▶ Required task
Once the pictures are set aside, transcribe the remaining data exactly.

▶ Given information
========
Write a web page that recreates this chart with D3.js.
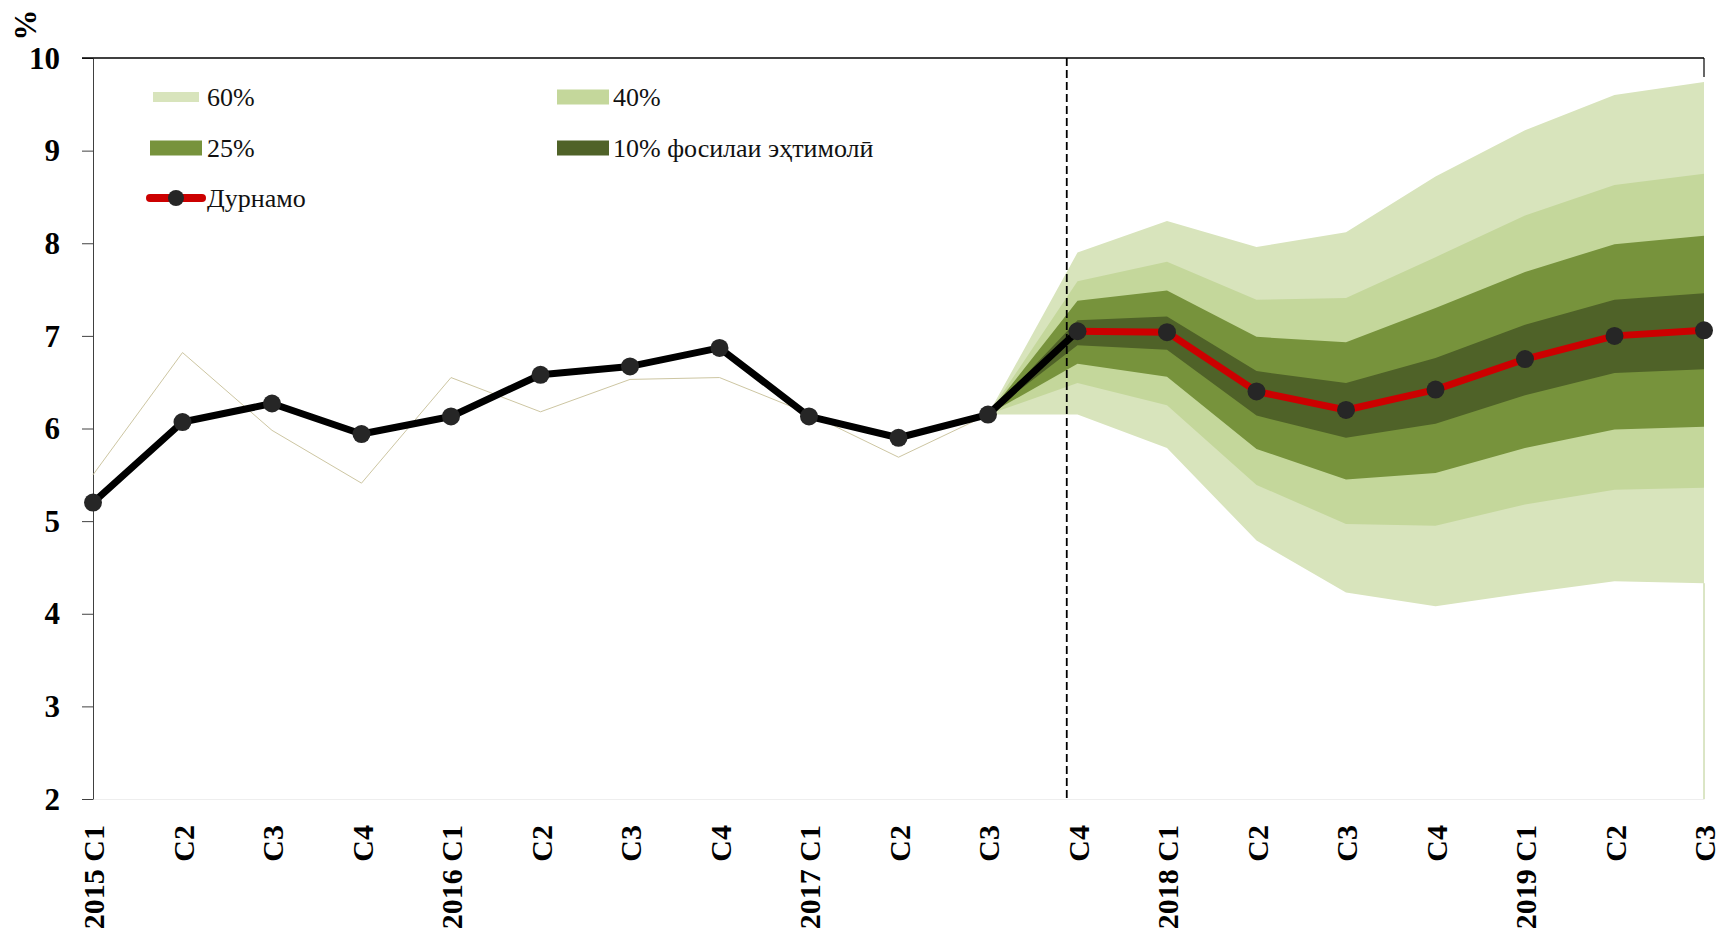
<!DOCTYPE html>
<html><head><meta charset="utf-8">
<script src="https://cdn.jsdelivr.net/npm/d3@7"></script>
<style>body{margin:0;background:#fff}svg{display:block}</style>
</head><body>
<svg id="c" width="1720" height="936"></svg>
<script>
// ---- data ----
const categories = ["2015 C1","C2","C3","C4","2016 C1","C2","C3","C4","2017 C1","C2","C3","C4","2018 C1","C2","C3","C4","2019 C1","C2","C3"];
const yTicks = [2,3,4,5,6,7,8,9,10];
const actual = [5.20,6.07,6.27,5.94,6.13,6.58,6.67,6.87,6.13,5.90,6.15,7.05];          // index 0..11
const forecastStart = 11;
const forecast = [7.05,7.04,6.40,6.20,6.42,6.75,7.00,7.06];                             // index 11..18
const previous = [5.50,6.82,5.98,5.41,6.55,6.18,6.53,6.55,6.16,5.69,6.15];             // index 0..10
const bandStart = 10;
const lower60 = [6.15,6.15,5.79,4.79,4.23,4.08,4.22,4.35,4.33];
const lower40 = [6.15,6.49,6.25,5.39,4.97,4.95,5.18,5.34,5.36];
const lower25 = [6.15,6.70,6.56,5.78,5.45,5.52,5.79,5.99,6.02];
const lower10 = [6.15,6.90,6.85,6.14,5.90,6.05,6.36,6.60,6.64];
const upper10 = [6.15,7.17,7.21,6.62,6.49,6.76,7.12,7.39,7.46];
const upper25 = [6.15,7.38,7.49,6.99,6.93,7.30,7.69,7.99,8.08];
const upper40 = [6.15,7.59,7.80,7.39,7.41,7.85,8.30,8.63,8.75];
const upper60 = [6.15,7.90,8.24,7.96,8.12,8.72,9.22,9.60,9.74];
const dividerAt = 10.88;
const bandLabels = ["60%","40%","25%","10% фосилаи эҳтимолӣ"];
const lineLabel = "Дурнамо";
const unitLabel = "%";

// ---- styles ----
const bandColors = ["#d8e4bc","#c4d79b","#77933c","#4f6228"];
const FONT = "'Palatino Linotype','Book Antiqua',Palatino,'Liberation Serif','DejaVu Serif',serif";

const svg = d3.select("#c");
const x = d3.scaleLinear().domain([0, categories.length-1]).range([93,1704]);
const y = d3.scaleLinear().domain([2,10]).range([799,58]);

// fan bands
const bands = [[lower60,upper60],[lower40,upper40],[lower25,upper25],[lower10,upper10]];
const area = d3.area().x((d,i)=>x(bandStart+i)).y0(d=>y(d[0])).y1(d=>y(d[1]));
bands.forEach((b,k)=>{
  const pts = b[0].map((v,i)=>[v,b[1][i]]);
  svg.append("path").attr("d",area(pts)).attr("fill",bandColors[k]);
});
// thin edge at right end of fan
svg.append("line").attr("x1",x(categories.length-1)).attr("x2",x(categories.length-1))
  .attr("y1",y(lower60[lower60.length-1])).attr("y2",y(2))
  .attr("stroke","#b7cc8c").attr("stroke-width",1);

// x axis (very light)
const xAxis = svg.append("g").attr("transform",`translate(0,${y(2)})`)
  .call(d3.axisBottom(x).tickValues(d3.range(categories.length)).tickFormat(i=>categories[i]).tickSize(0).tickSizeOuter(0));
xAxis.select(".domain").attr("stroke","#eeeeee");
xAxis.selectAll("text").attr("transform","rotate(-90)").attr("x",-26).attr("y",0).attr("dy","0.35em")
  .style("text-anchor","end").style("font-family",FONT).style("font-size","30px").style("font-weight","bold").attr("fill","#000");

// y axis
const yAxis = svg.append("g").attr("transform",`translate(${x(0)},0)`)
  .call(d3.axisLeft(y).tickValues(yTicks).tickSize(11).tickSizeOuter(0).tickPadding(22));
yAxis.select(".domain").attr("stroke","#404040");
yAxis.selectAll(".tick line").attr("stroke","#404040");
yAxis.selectAll("text").style("font-family",FONT).style("font-size","31px").style("font-weight","bold").attr("fill","#000").attr("dy","0.33em");

// top border
svg.append("line").attr("x1",x(0)-11).attr("x2",x(categories.length-1)).attr("y1",y(10)).attr("y2",y(10)).attr("stroke","#000").attr("stroke-width",1.5);
svg.append("line").attr("x1",x(categories.length-1)).attr("x2",x(categories.length-1)).attr("y1",y(10)).attr("y2",y(10)+19).attr("stroke","#000").attr("stroke-width",1.2);

// previous (thin tan) line
const line = d3.line().x(d=>x(d[0])).y(d=>y(d[1]));
svg.append("path").attr("d",line(previous.map((v,i)=>[i,v]))).attr("fill","none").attr("stroke","#cdc6a2").attr("stroke-width",1);

// divider
svg.append("line").attr("x1",x(dividerAt)).attr("x2",x(dividerAt)).attr("y1",y(10)).attr("y2",y(2))
  .attr("stroke","#000").attr("stroke-width",1.8).attr("stroke-dasharray","8,4");

// actual line
svg.append("path").attr("d",line(actual.map((v,i)=>[i,v]))).attr("fill","none").attr("stroke","#000").attr("stroke-width",7).attr("stroke-linejoin","round");
// forecast line
svg.append("path").attr("d",line(forecast.map((v,i)=>[forecastStart+i,v]))).attr("fill","none").attr("stroke","#cc0000").attr("stroke-width",7).attr("stroke-linejoin","round");
// dots
const allPts = actual.map((v,i)=>[i,v]).concat(forecast.slice(1).map((v,i)=>[forecastStart+1+i,v]));
svg.append("g").selectAll("circle").data(allPts).join("circle")
  .attr("cx",d=>x(d[0])).attr("cy",d=>y(d[1])).attr("r",9).attr("fill","#262626");

// unit label
svg.append("text").attr("transform","translate(25,25) rotate(-90)").attr("text-anchor","middle").attr("dy","0.35em")
  .style("font-family",FONT).style("font-size","31px").style("font-weight","bold").text(unitLabel);

// legend
const leg = svg.append("g").style("font-family",FONT).style("font-size","26px");
const legPos = [[153,97,46,10],[557,97,52,15],[150,148,52,15],[557,148,52,15]];
bandLabels.forEach((lab,k)=>{
  const p = legPos[k];
  leg.append("rect").attr("x",p[0]).attr("y",p[1]-p[3]/2).attr("width",p[2]).attr("height",p[3]).attr("fill",bandColors[k]);
  leg.append("text").attr("x",k%2===0?207:613).attr("y",p[1]).attr("dy","0.35em").attr("fill","#111").text(lab);
});
leg.append("line").attr("x1",150).attr("x2",202).attr("y1",198).attr("y2",198).attr("stroke","#cc0000").attr("stroke-width",8).attr("stroke-linecap","round");
leg.append("circle").attr("cx",176).attr("cy",198).attr("r",8).attr("fill","#262626");
leg.append("text").attr("x",207).attr("y",198).attr("dy","0.35em").attr("fill","#111").text(lineLabel);
</script>
</body></html>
========
▶ Result below
Write a web page that recreates this chart with D3.js.
<!DOCTYPE html>
<html><head><meta charset="utf-8">
<script src="https://cdn.jsdelivr.net/npm/d3@7"></script>
<style>body{margin:0;background:#fff}svg{display:block}</style>
</head><body>
<svg id="c" width="1720" height="936"></svg>
<script>
// ---- data ----
const categories = ["2015 C1","C2","C3","C4","2016 C1","C2","C3","C4","2017 C1","C2","C3","C4","2018 C1","C2","C3","C4","2019 C1","C2","C3"];
const yTicks = [2,3,4,5,6,7,8,9,10];
const actual = [5.20,6.07,6.27,5.94,6.13,6.58,6.67,6.87,6.13,5.90,6.15,7.05];          // index 0..11
const forecastStart = 11;
const forecast = [7.05,7.04,6.40,6.20,6.42,6.75,7.00,7.06];                             // index 11..18
const previous = [5.50,6.82,5.98,5.41,6.55,6.18,6.53,6.55,6.16,5.69,6.15];             // index 0..10
const bandStart = 10;
const lower60 = [6.15,6.15,5.79,4.79,4.23,4.08,4.22,4.35,4.33];
const lower40 = [6.15,6.49,6.25,5.39,4.97,4.95,5.18,5.34,5.36];
const lower25 = [6.15,6.70,6.56,5.78,5.45,5.52,5.79,5.99,6.02];
const lower10 = [6.15,6.90,6.85,6.14,5.90,6.05,6.36,6.60,6.64];
const upper10 = [6.15,7.17,7.21,6.62,6.49,6.76,7.12,7.39,7.46];
const upper25 = [6.15,7.38,7.49,6.99,6.93,7.30,7.69,7.99,8.08];
const upper40 = [6.15,7.59,7.80,7.39,7.41,7.85,8.30,8.63,8.75];
const upper60 = [6.15,7.90,8.24,7.96,8.12,8.72,9.22,9.60,9.74];
const dividerAt = 10.88;
const bandLabels = ["60%","40%","25%","10% фосилаи эҳтимолӣ"];
const lineLabel = "Дурнамо";
const unitLabel = "%";

// ---- styles ----
const bandColors = ["#d8e4bc","#c4d79b","#77933c","#4f6228"];
const FONT = "'Palatino Linotype','Book Antiqua',Palatino,'Liberation Serif','DejaVu Serif',serif";

const svg = d3.select("#c");
const x = d3.scaleLinear().domain([0, categories.length-1]).range([93,1704]);
const y = d3.scaleLinear().domain([2,10]).range([799,58]);

// fan bands
const bands = [[lower60,upper60],[lower40,upper40],[lower25,upper25],[lower10,upper10]];
const area = d3.area().x((d,i)=>x(bandStart+i)).y0(d=>y(d[0])).y1(d=>y(d[1]));
bands.forEach((b,k)=>{
  const pts = b[0].map((v,i)=>[v,b[1][i]]);
  svg.append("path").attr("d",area(pts)).attr("fill",bandColors[k]);
});
// thin edge at right end of fan
svg.append("line").attr("x1",x(categories.length-1)).attr("x2",x(categories.length-1))
  .attr("y1",y(lower60[lower60.length-1])).attr("y2",y(2))
  .attr("stroke","#b7cc8c").attr("stroke-width",1);

// x axis (very light)
const xAxis = svg.append("g").attr("transform",`translate(0,${y(2)})`)
  .call(d3.axisBottom(x).tickValues(d3.range(categories.length)).tickFormat(i=>categories[i]).tickSize(0).tickSizeOuter(0));
xAxis.select(".domain").attr("stroke","#eeeeee");
xAxis.selectAll("text").attr("transform","rotate(-90)").attr("x",-26).attr("y",0).attr("dy","0.35em")
  .style("text-anchor","end").style("font-family",FONT).style("font-size","30px").style("font-weight","bold").attr("fill","#000");

// y axis
const yAxis = svg.append("g").attr("transform",`translate(${x(0)},0)`)
  .call(d3.axisLeft(y).tickValues(yTicks).tickSize(11).tickSizeOuter(0).tickPadding(22));
yAxis.select(".domain").attr("stroke","#404040");
yAxis.selectAll(".tick line").attr("stroke","#404040");
yAxis.selectAll("text").style("font-family",FONT).style("font-size","31px").style("font-weight","bold").attr("fill","#000").attr("dy","0.33em");

// top border
svg.append("line").attr("x1",x(0)-11).attr("x2",x(categories.length-1)).attr("y1",y(10)).attr("y2",y(10)).attr("stroke","#000").attr("stroke-width",1.5);
svg.append("line").attr("x1",x(categories.length-1)).attr("x2",x(categories.length-1)).attr("y1",y(10)).attr("y2",y(10)+19).attr("stroke","#000").attr("stroke-width",1.2);

// previous (thin tan) line
const line = d3.line().x(d=>x(d[0])).y(d=>y(d[1]));
svg.append("path").attr("d",line(previous.map((v,i)=>[i,v]))).attr("fill","none").attr("stroke","#cdc6a2").attr("stroke-width",1);

// divider
svg.append("line").attr("x1",x(dividerAt)).attr("x2",x(dividerAt)).attr("y1",y(10)).attr("y2",y(2))
  .attr("stroke","#000").attr("stroke-width",1.8).attr("stroke-dasharray","8,4");

// actual line
svg.append("path").attr("d",line(actual.map((v,i)=>[i,v]))).attr("fill","none").attr("stroke","#000").attr("stroke-width",7).attr("stroke-linejoin","round");
// forecast line
svg.append("path").attr("d",line(forecast.map((v,i)=>[forecastStart+i,v]))).attr("fill","none").attr("stroke","#cc0000").attr("stroke-width",7).attr("stroke-linejoin","round");
// dots
const allPts = actual.map((v,i)=>[i,v]).concat(forecast.slice(1).map((v,i)=>[forecastStart+1+i,v]));
svg.append("g").selectAll("circle").data(allPts).join("circle")
  .attr("cx",d=>x(d[0])).attr("cy",d=>y(d[1])).attr("r",9).attr("fill","#262626");

// unit label
svg.append("text").attr("transform","translate(25,25) rotate(-90)").attr("text-anchor","middle").attr("dy","0.35em")
  .style("font-family",FONT).style("font-size","31px").style("font-weight","bold").text(unitLabel);

// legend
const leg = svg.append("g").style("font-family",FONT).style("font-size","26px");
const legPos = [[153,97,46,10],[557,97,52,15],[150,148,52,15],[557,148,52,15]];
bandLabels.forEach((lab,k)=>{
  const p = legPos[k];
  leg.append("rect").attr("x",p[0]).attr("y",p[1]-p[3]/2).attr("width",p[2]).attr("height",p[3]).attr("fill",bandColors[k]);
  leg.append("text").attr("x",k%2===0?207:613).attr("y",p[1]).attr("dy","0.35em").attr("fill","#111").text(lab);
});
leg.append("line").attr("x1",150).attr("x2",202).attr("y1",198).attr("y2",198).attr("stroke","#cc0000").attr("stroke-width",8).attr("stroke-linecap","round");
leg.append("circle").attr("cx",176).attr("cy",198).attr("r",8).attr("fill","#262626");
leg.append("text").attr("x",207).attr("y",198).attr("dy","0.35em").attr("fill","#111").text(lineLabel);
</script>
</body></html>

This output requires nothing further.